Dynamic Data (as we’re calling it) uses a document storage database to keep tabs on individual data points within a research project. It’s designed specifically so that you can fill it up with fine-grained information as individual records rather than storing a single monolithic file. We think this is the best way to go about storing and managing research data during the lifetime of a research project for a few reasons:

  • It’s easier to find relevant stuff. Instead of trying to remember if the data you were looking for was in 2011-Nov-15_04_v2.xls or 2011-Nov-15_04_v3.xls you can instead just search the Dynamic Dataset.
  • It’s an awful lot easier for us to ensure a Dynamic Dataset is stored reliably than a bunch of files, due to databases’ tendencies to have good replication and resiliency options.
  • We can scale for storing individual files up to a few tens of gigabytes per file at most before things start to get silly, although we can store a lot of files at that size. We can scale a single Dynamic Dataset until we run out of resources.
  • Data can be reproduced in a number of standard ways from a single source. The same source can easily be turned into a CSV, or XML document, or JSON, or any other format we can write a structured description for.
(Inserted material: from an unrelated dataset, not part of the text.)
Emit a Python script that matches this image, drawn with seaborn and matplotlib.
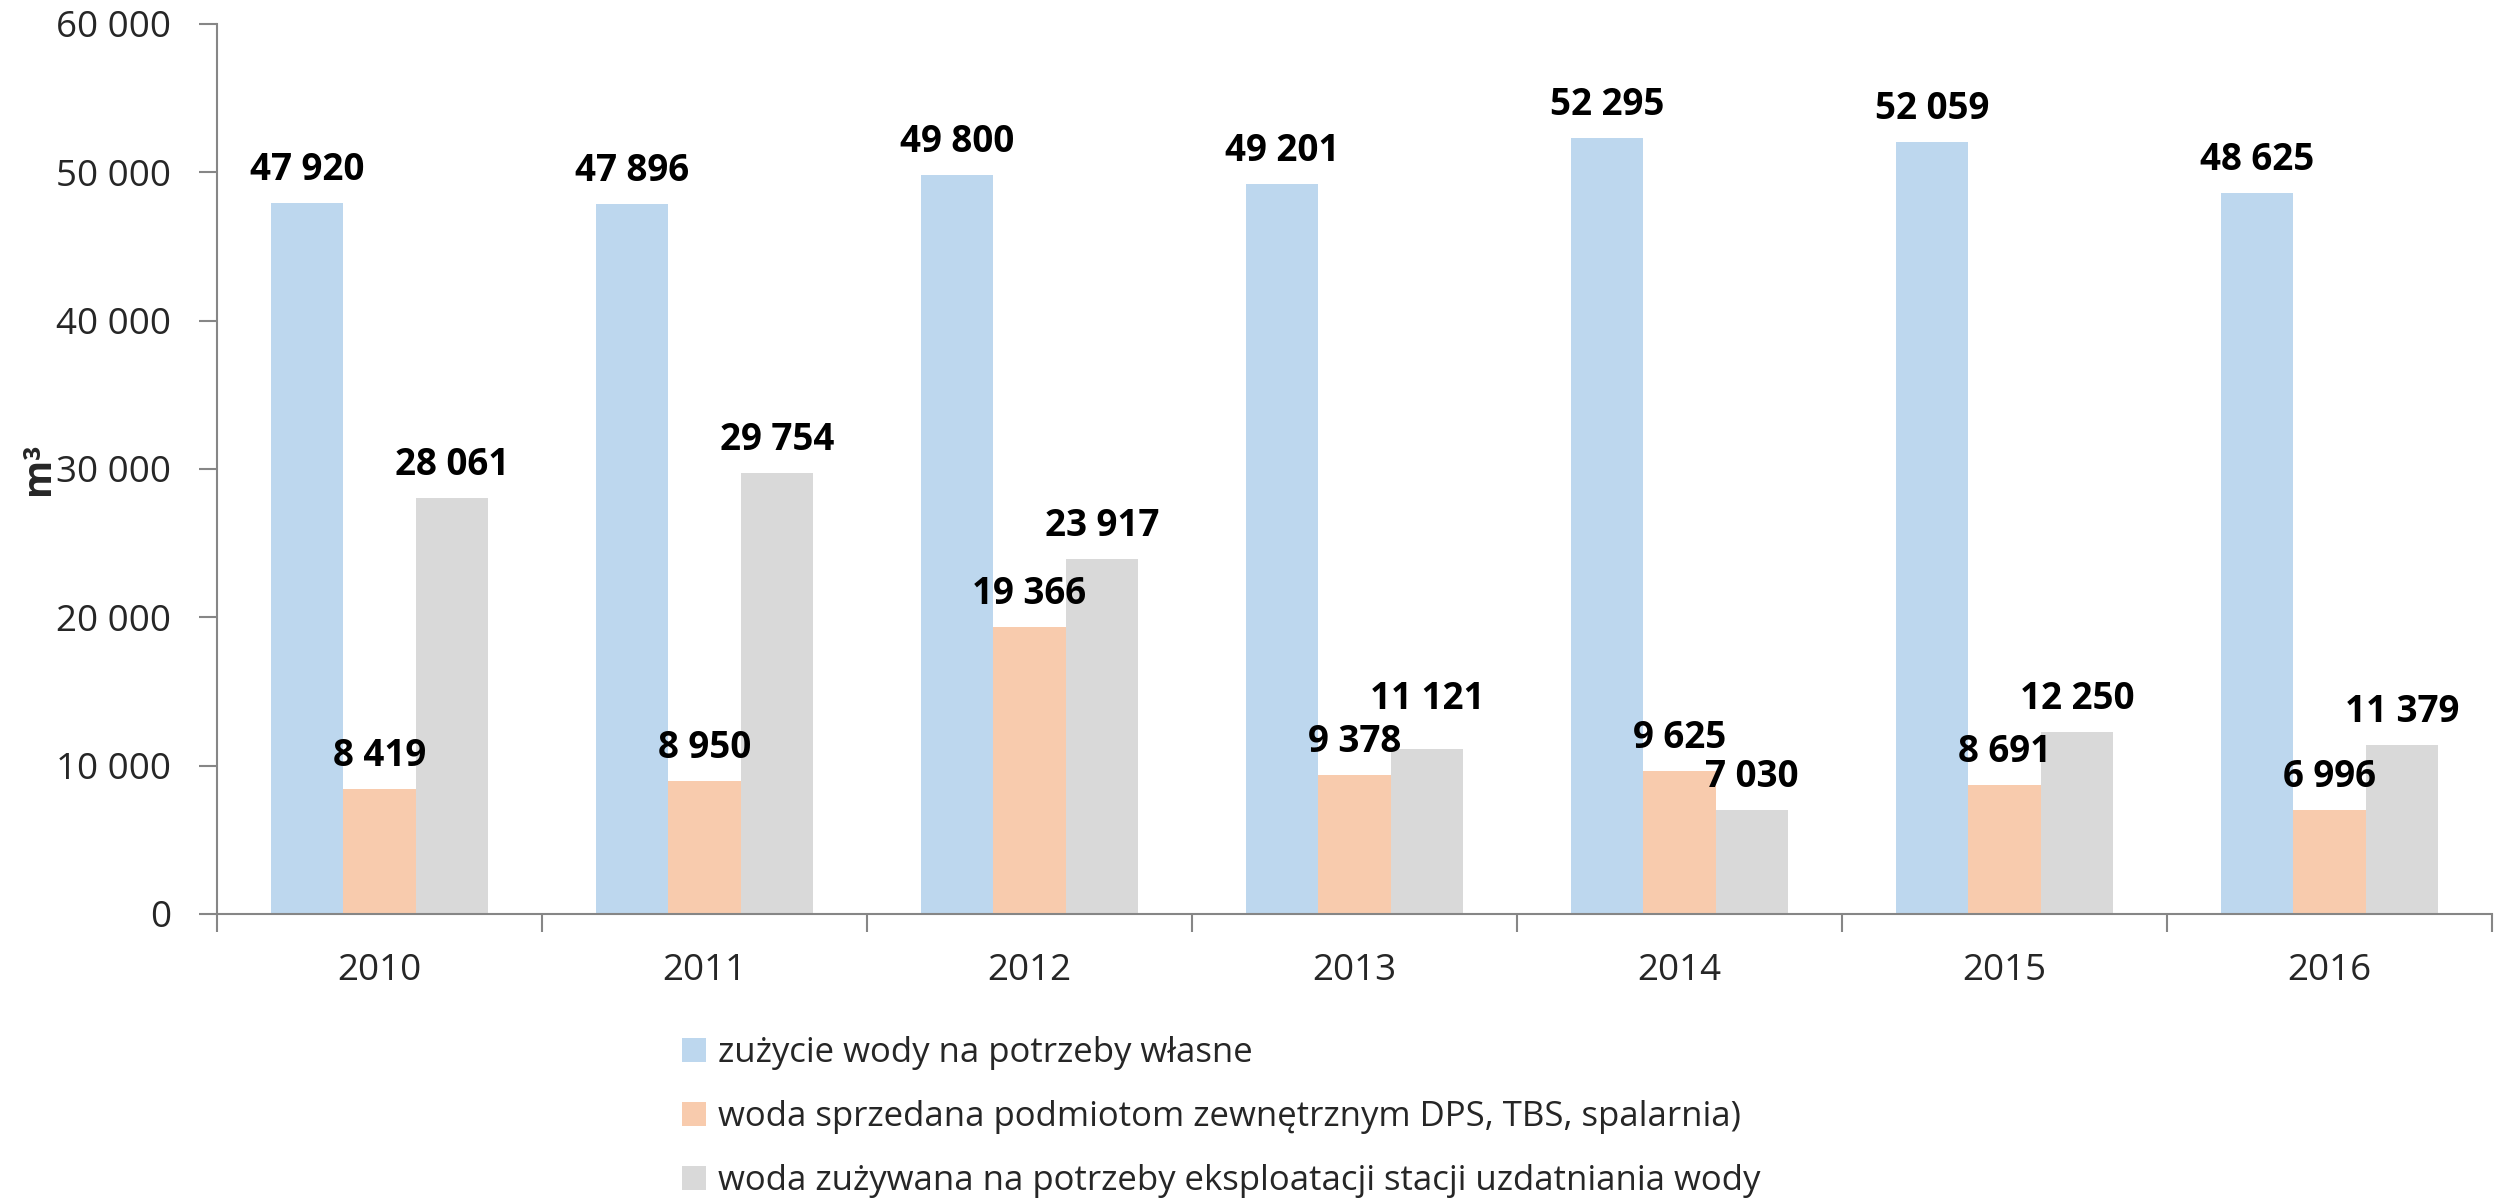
import matplotlib
matplotlib.use("Agg")
import matplotlib.pyplot as plt
import seaborn as sns
import pandas as pd
from matplotlib.patches import Patch
from matplotlib.ticker import FixedLocator, FuncFormatter

years = ["2010", "2011", "2012", "2013", "2014", "2015", "2016"]
series_names = [
    "zużycie wody na potrzeby własne",
    "woda sprzedana podmiotom zewnętrznym DPS, TBS, spalarnia)",
    "woda zużywana na potrzeby eksploatacji stacji uzdatniania wody",
]
own_use = [47920, 47896, 49800, 49201, 52295, 52059, 48625]
sold = [8419, 8950, 19366, 9378, 9625, 8691, 6996]
station = [28061, 29754, 23917, 11121, 7030, 12250, 11379]
colors = ["#BDD7EE", "#F8CBAD", "#D9D9D9"]

values = [own_use, sold, station]
rows = []
for name, vals in zip(series_names, values):
    for y, v in zip(years, vals):
        rows.append({"rok": y, "seria": name, "m3": v})
df = pd.DataFrame(rows)

sns.set_theme(style="white")
plt.rcParams["font.family"] = ["Open Sans", "DejaVu Sans"]

fig = plt.figure(figsize=(25.01, 11.99), dpi=100)
ax = fig.add_axes([0.0868, 0.2377, 0.9096, 0.7423])

sns.barplot(data=df, x="rok", y="m3", hue="seria", order=years,
            hue_order=series_names, palette=colors, saturation=1,
            width=0.667, ax=ax, legend=False, edgecolor="none")

ax.set_ylim(0, 60000)
ax.set_xlim(-0.5, len(years) - 0.5)

def fmt(v):
    return f"{int(v):,}".replace(",", " ")

raised = {(2, 3)}  # (series, year index) labels lifted higher to avoid overlap
for ci, cont in enumerate(ax.containers):
    vals = values[ci]
    normal = [fmt(v) if (ci, i) not in raised else "" for i, v in enumerate(vals)]
    high = [fmt(v) if (ci, i) in raised else "" for i, v in enumerate(vals)]
    ax.bar_label(cont, labels=normal, padding=10,
                 fontsize=26.5, fontweight="bold", color="black")
    if any(high):
        ax.bar_label(cont, labels=high, padding=22,
                     fontsize=26.5, fontweight="bold", color="black")

ax.set_yticks(range(0, 60001, 10000))
ax.yaxis.set_major_formatter(FuncFormatter(lambda v, p: fmt(v)))
ax.tick_params(axis="y", which="major", direction="out", length=13, width=1.5,
               color="#868686", labelsize=26.5, pad=20, left=True)
ax.tick_params(axis="x", which="major", length=0, labelsize=26.5, pad=28)
ax.xaxis.set_minor_locator(FixedLocator([i - 0.5 for i in range(len(years) + 1)]))
ax.tick_params(axis="x", which="minor", direction="out", length=13, width=1.5,
               color="#868686", bottom=True)

for s in ["top", "right"]:
    ax.spines[s].set_visible(False)
for s in ["left", "bottom"]:
    ax.spines[s].set_color("#868686")
    ax.spines[s].set_linewidth(1.5)

ax.set_xlabel("")
ax.set_ylabel("m³", fontsize=28, fontweight="bold")
ax.yaxis.set_label_coords(-0.070, 0.5)

handles = [Patch(facecolor=c, edgecolor="none") for c in colors]
fig.legend(handles, series_names, loc="upper left",
           bbox_to_anchor=(0.2727, 0.136), bbox_transform=fig.transFigure,
           frameon=False, fontsize=25, handlelength=0.7, handleheight=0.7,
           handletextpad=0.35, labelspacing=0.87, borderpad=0, borderaxespad=0)

fig.savefig("out.png", dpi=100)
  • With a little work, data can be reproduced in a number of non-standard ways from a single source. Templating engines can allow researchers to describe their own output formats.
  • Data can be interfaced with at a much more ‘raw’ level with only basic programming skills. Equipment such as sensors can automatically load data to a Dynamic Dataset, survey responses can be captured automatically and more. Data can be retrieved and analysed in the same way, for example scheduling analysis of a week’s worth of data.

The data in release v0.2 is manipulated purely at an API level through Orbital Core, although upcoming versions will have cool ways of manually entering and querying the data through the web interface. Data is then quickly processed to add things like tracking metadata (upload time etc) and shovelled off to our storage cluster of MongoDB servers.